Les agents des forces de maintien d’ordre ne doivent pas ignorer qu’ils sont eux-mêmes des citoyens à part entière, appelés à faire des revendications lorsque les circonstances s’y prêtes dans les conditions prévues par la loi. Il y a aussi que leur cycle de vie se schématise comme suit: vie civile-vie militaire- vie civile.
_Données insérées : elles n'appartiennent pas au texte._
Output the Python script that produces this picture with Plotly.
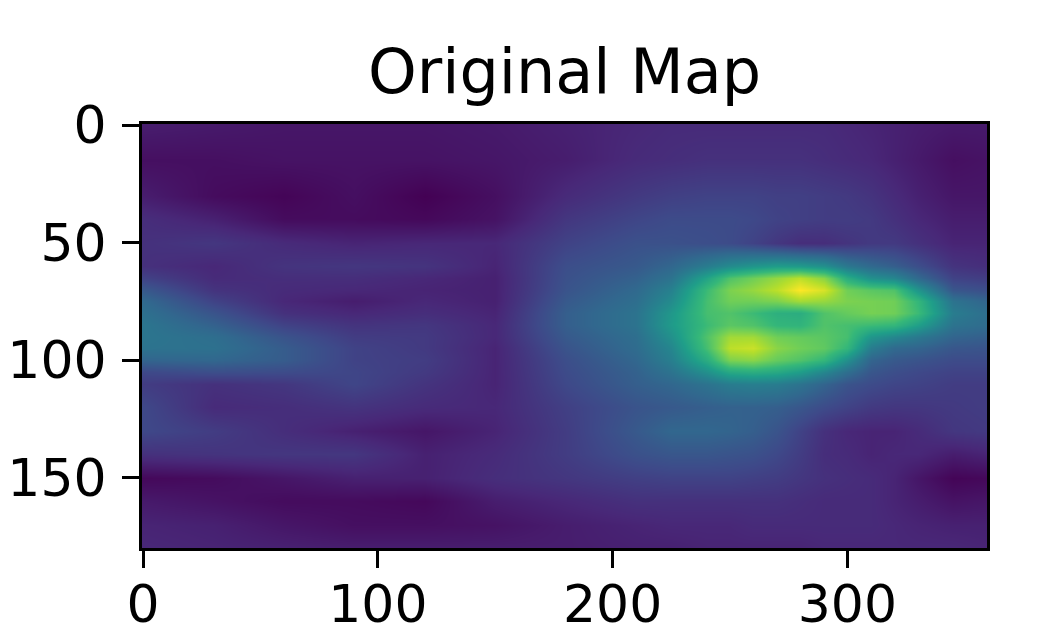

Pour notre dernier mot, retenons que notre République a plus que jamais besoin de l’implémentation de la culture civique. La démocratie ne se sentirait bien en Guinée que lorsque l’esprit citoyen est incarné par tous et toutes. Il n’y a pas de citoyen exceptionnel avec un statut singulier. Force revient toujours à la loi devant laquelle nous sommes tous égaux en droit et en devoir comme le stipule l’article 8 de notre constitution.
Moussa Kalam SOUMAH
Coordinateur de l’ONG GECIPE-Globale Education pour le Civisme et la Protection de l’Environnement. Conakry.